A parte alcuni capitoli (quindici in totale), il giocatore potrà sempre scegliere se usare Ray o Thomas. I due hanno a disposizione armi e abilità differenti che rendono diverso l’approccio ai livelli, ma per quasi tutto il gioco sono chiamati a collaborare e a coprirsi a vicenda. Ray è il più brutale, ama l’approccio diretto, può impugnare due pistole contemporaneamente e sa usare la dinamite. Thomas è più sottile, ha delle capacità furtive (sottoutilizzate per tutta l’avventura, in verità), sa maneggiare i coltelli, è un abile arciere e può usare un lazo per arrampicarsi su sporgenze altrimenti irraggiungibili.
A personaggio differente spesso corrispondono compiti e biforcazioni differenti, fattore che invita a ripetere i livelli usando entrambi. In verità le differenze non sono sempre marcatissime, ma lo sforzo è apprezzabile. L’ambientazione è quella del vecchio West, uno dei West migliori mai visti nei videogiochi, con città polverose piene di banditi sputazzanti e cittadini impauriti che si alternano a montagne rigogliose dove vivono tribù indiane sospettose nei confronti dell’uomo bianco, ma realisticamente anche in guerra tra loro. Le scene d’azione sono piuttosto tipiche, con sparatorie continue, inseguimenti, carri da scortare e così via. Interessante la presenza di due livelli free roaming in cui si possono prendere delle missioni extra-narrative per ottenere un po’ di soldi e comprare delle armi migliori.
Per allungare la longevità del gioco, che non dura moltissimo, gli sviluppatori hanno disseminato le mappe di segreti da trovare che sbloccano contenuti extra accessibili dal menu principale. Si tratta di ricerche supplementari non necessarie per finire il gioco, ma suppongo che a qualcuno interessino e che, soprattutto, su Xbox 360 e PS3 siano legate agli Obiettivi e ai Trofei (se sbaglio offendetemi pure).

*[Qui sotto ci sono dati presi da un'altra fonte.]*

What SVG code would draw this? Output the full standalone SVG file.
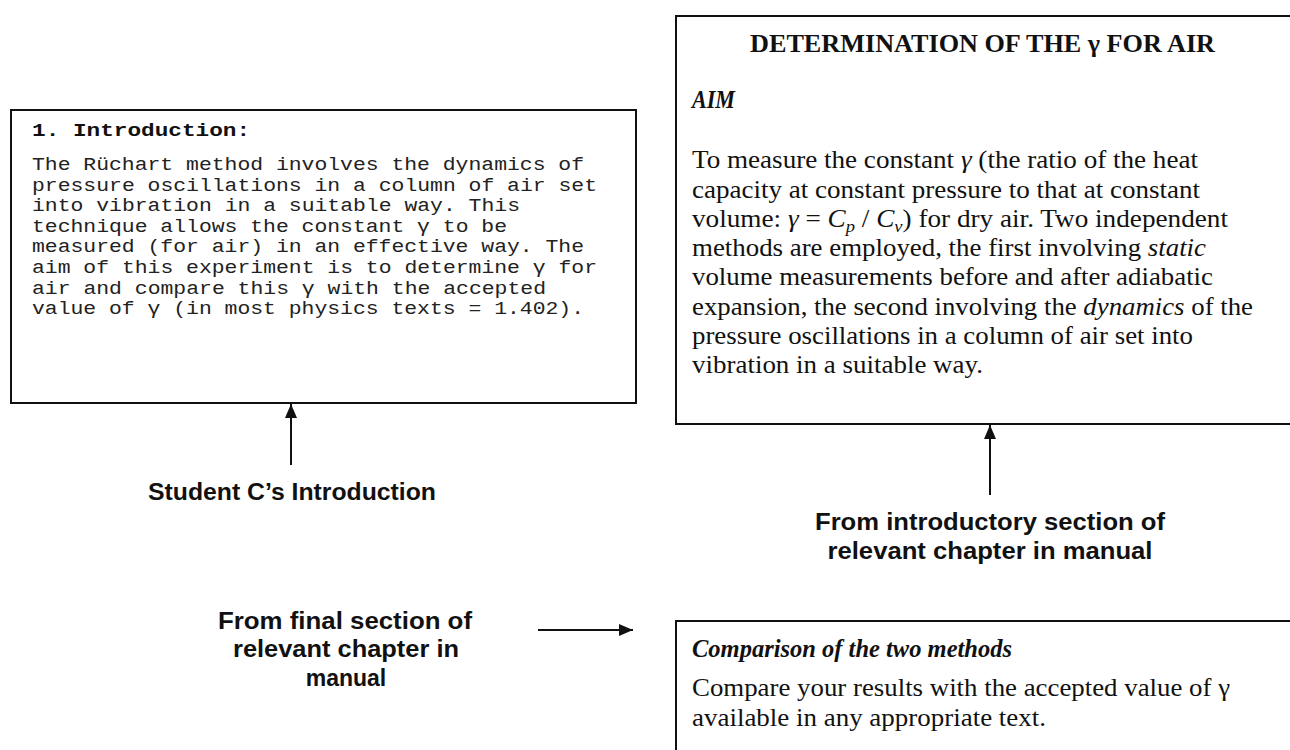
<svg xmlns="http://www.w3.org/2000/svg" width="1290" height="750" viewBox="0 0 1290 750">
<style>
.box{fill:#fff;stroke:#111;stroke-width:2}
.mono{font-family:"Liberation Mono","Courier New",monospace;font-size:17.5px;fill:#222}
.monob{font-family:"Liberation Mono","Courier New",monospace;font-size:18px;font-weight:bold;fill:#111}
.serif{font-family:"Liberation Serif","Times New Roman",serif;font-size:25px;fill:#111}
.lbl{font-family:"Liberation Sans",Arial,sans-serif;font-size:23px;font-weight:bold;fill:#111;text-anchor:middle}
.conn{stroke:#111;stroke-width:2;fill:none}
</style>
<defs>
<marker id="ahb" viewBox="0 0 14 12" refX="14" refY="6" markerWidth="14" markerHeight="12" markerUnits="userSpaceOnUse" orient="auto"><path d="M0,0 L14,6 L0,12 z" fill="#111"/></marker>
</defs>
<rect width="1290" height="750" fill="#fff"/>

<g id="intro">
<rect class="box" x="11" y="110" width="625" height="293"/>
<text class="monob" x="32" y="136" textLength="218" lengthAdjust="spacingAndGlyphs">1. Introduction:</text>
<text class="mono" x="32" y="170" textLength="552" lengthAdjust="spacingAndGlyphs">The Rüchart method involves the dynamics of</text>
<text class="mono" x="32" y="190.6" textLength="565" lengthAdjust="spacingAndGlyphs">pressure oscillations in a column of air set</text>
<text class="mono" x="32" y="211.2" textLength="488" lengthAdjust="spacingAndGlyphs">into vibration in a suitable way. This</text>
<text class="mono" x="32" y="231.8" textLength="475" lengthAdjust="spacingAndGlyphs">technique allows the constant γ to be</text>
<text class="mono" x="32" y="252.4" textLength="552" lengthAdjust="spacingAndGlyphs">measured (for air) in an effective way. The</text>
<text class="mono" x="32" y="273" textLength="565" lengthAdjust="spacingAndGlyphs">aim of this experiment is to determine γ for</text>
<text class="mono" x="32" y="293.6" textLength="514" lengthAdjust="spacingAndGlyphs">air and compare this γ with the accepted</text>
<text class="mono" x="32" y="314.2" textLength="552" lengthAdjust="spacingAndGlyphs">value of γ (in most physics texts = 1.402).</text>
</g>

<g id="aim">
<path class="box" d="M1292,16 H676 V424 H1292"/>
<text class="serif" x="750" y="52" font-weight="bold" font-size="23.5" textLength="465" lengthAdjust="spacingAndGlyphs">DETERMINATION OF THE γ FOR AIR</text>
<text class="serif" x="692" y="108" font-weight="bold" font-style="italic" textLength="43" lengthAdjust="spacingAndGlyphs">AIM</text>
<text class="serif" x="692" y="168" textLength="506" lengthAdjust="spacingAndGlyphs">To measure the constant <tspan font-style="italic">γ</tspan> (the ratio of the heat</text>
<text class="serif" x="692" y="198" textLength="508" lengthAdjust="spacingAndGlyphs">capacity at constant pressure to that at constant</text>
<text class="serif" x="692" y="227" textLength="536" lengthAdjust="spacingAndGlyphs">volume: <tspan font-style="italic">γ</tspan> = <tspan font-style="italic">C</tspan><tspan font-style="italic" font-size="17" dy="5">p</tspan><tspan dy="-5"> / </tspan><tspan font-style="italic">C</tspan><tspan font-style="italic" font-size="17" dy="5">v</tspan><tspan dy="-5">) for dry air. Two independent</tspan></text>
<text class="serif" x="692" y="256" textLength="514" lengthAdjust="spacingAndGlyphs">methods are employed, the first involving <tspan font-style="italic">static</tspan></text>
<text class="serif" x="692" y="285" textLength="521" lengthAdjust="spacingAndGlyphs">volume measurements before and after adiabatic</text>
<text class="serif" x="692" y="315" textLength="561" lengthAdjust="spacingAndGlyphs">expansion, the second involving the <tspan font-style="italic">dynamics</tspan> of the</text>
<text class="serif" x="692" y="344" textLength="501" lengthAdjust="spacingAndGlyphs">pressure oscillations in a column of air set into</text>
<text class="serif" x="692" y="373" textLength="291" lengthAdjust="spacingAndGlyphs">vibration in a suitable way.</text>
</g>

<g id="compare">
<path class="box" d="M1292,621 H676 V752"/>
<text class="serif" x="692" y="657" font-weight="bold" font-style="italic" textLength="320" lengthAdjust="spacingAndGlyphs">Comparison of the two methods</text>
<text class="serif" x="692" y="696" textLength="538" lengthAdjust="spacingAndGlyphs">Compare your results with the accepted value of γ</text>
<text class="serif" x="692" y="726" textLength="354" lengthAdjust="spacingAndGlyphs">available in any appropriate text.</text>
</g>

<g id="label-student">
<text class="lbl" x="292" y="500" textLength="288" lengthAdjust="spacingAndGlyphs">Student C’s Introduction</text>
</g>

<g id="label-intro-section">
<text class="lbl" x="990" y="530" textLength="350" lengthAdjust="spacingAndGlyphs">From introductory section of</text>
<text class="lbl" x="990" y="559" textLength="325" lengthAdjust="spacingAndGlyphs">relevant chapter in manual</text>
</g>

<g id="label-final-section">
<text class="lbl" x="345" y="629" textLength="254" lengthAdjust="spacingAndGlyphs">From final section of</text>
<text class="lbl" x="346" y="657" textLength="226" lengthAdjust="spacingAndGlyphs">relevant chapter in</text>
<text class="lbl" x="346" y="686">manual</text>
</g>

<g id="connectors">
<line class="conn" x1="291" y1="465" x2="291" y2="404" marker-end="url(#ahb)"/>
<line class="conn" x1="990" y1="495" x2="990" y2="425" marker-end="url(#ahb)"/>
<line class="conn" x1="538" y1="630" x2="633" y2="630" marker-end="url(#ahb)"/>
</g>
</svg>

Commento: Dopo aver letto numerose opinioni discordanti su Call of Juarez: Bound in Blood, ero molto dubbioso sul gioco. Invece ho finito per apprezzarlo. Sarà il senso del tragico che lo pervade dall’inizio alla fine, sarà che si parla tanto di narrazione nei videogiochi e quando ne escono con trame decenti vengono ignorati, sarà che ho trovato le ambientazioni ben fatte e affascinanti, per quanto stereotipate (va anche detto che il western videoludico non ha molto da dire più di quello che ha già detto al cinema… vedremo come se la caverà Red Dead Redemption da questo punto di vista), sarà anche, perché no, la curiosità di vedere la genesi di uno dei personaggi migliori del primo videogioco… insomma, l’ho trovato interessante e appassionante. E pensare che stavo per perderlo, retrocedendolo a seconda scelta. Una sorpresa.